I need to leave in 3 minutes, I'll be back laterFor some reason I cannot modify my previous post - must be the different IP here at college.

I tried to boot SLAX again EARLIER, and failed. Then I dumped the ISO that I burned and found that it differed from the source image...I think the media is faulty. Anyway, I currently have the timeout for the sound hardware at 60 seconds IIRC, and have enabled/disabled the hardware as needed. I discovered shortly before I left home that my headphones are to fault for no sound out that jack, I will test it again later with a known functional set of speakers.

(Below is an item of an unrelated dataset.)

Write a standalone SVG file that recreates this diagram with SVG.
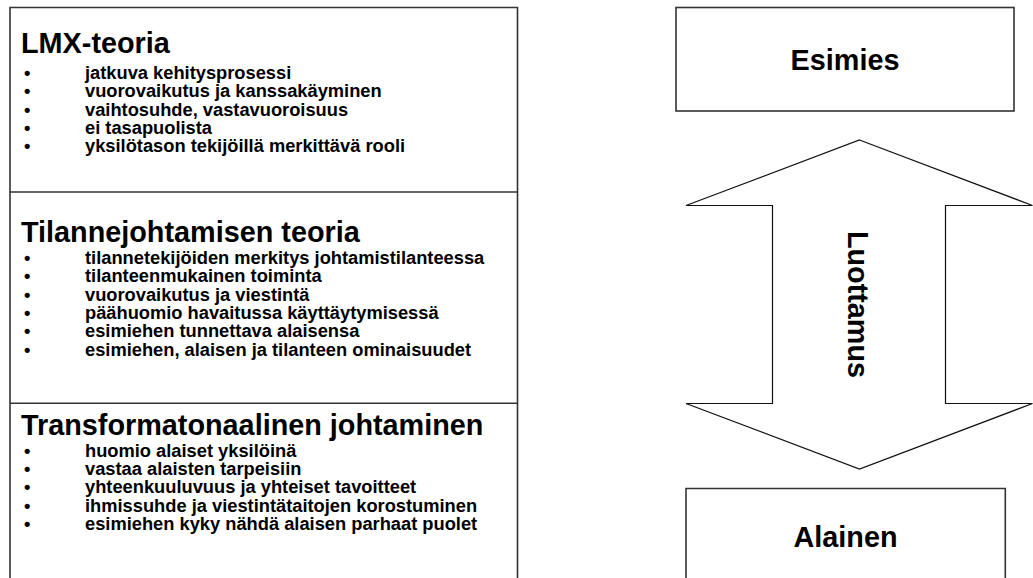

I will later dig into the registry to see if I can find a key for the timeout for power saving on the audio. Then I will see if I can force it to be 7200 seconds (two hours). Right now, with the headache I got from the speaker popping, a bit of lost power is no problem (I am normally at a socket anyway). And if that doesn't work, I'll set it to 100 seconds and write a program in VB6 that will try to play a dummy audio file every minute - which should hopefully keep the hardware powered properly. I will also keep trying to get a Linux distro to boot - even if it means making a partition on the HD to hold a disc image to boot from.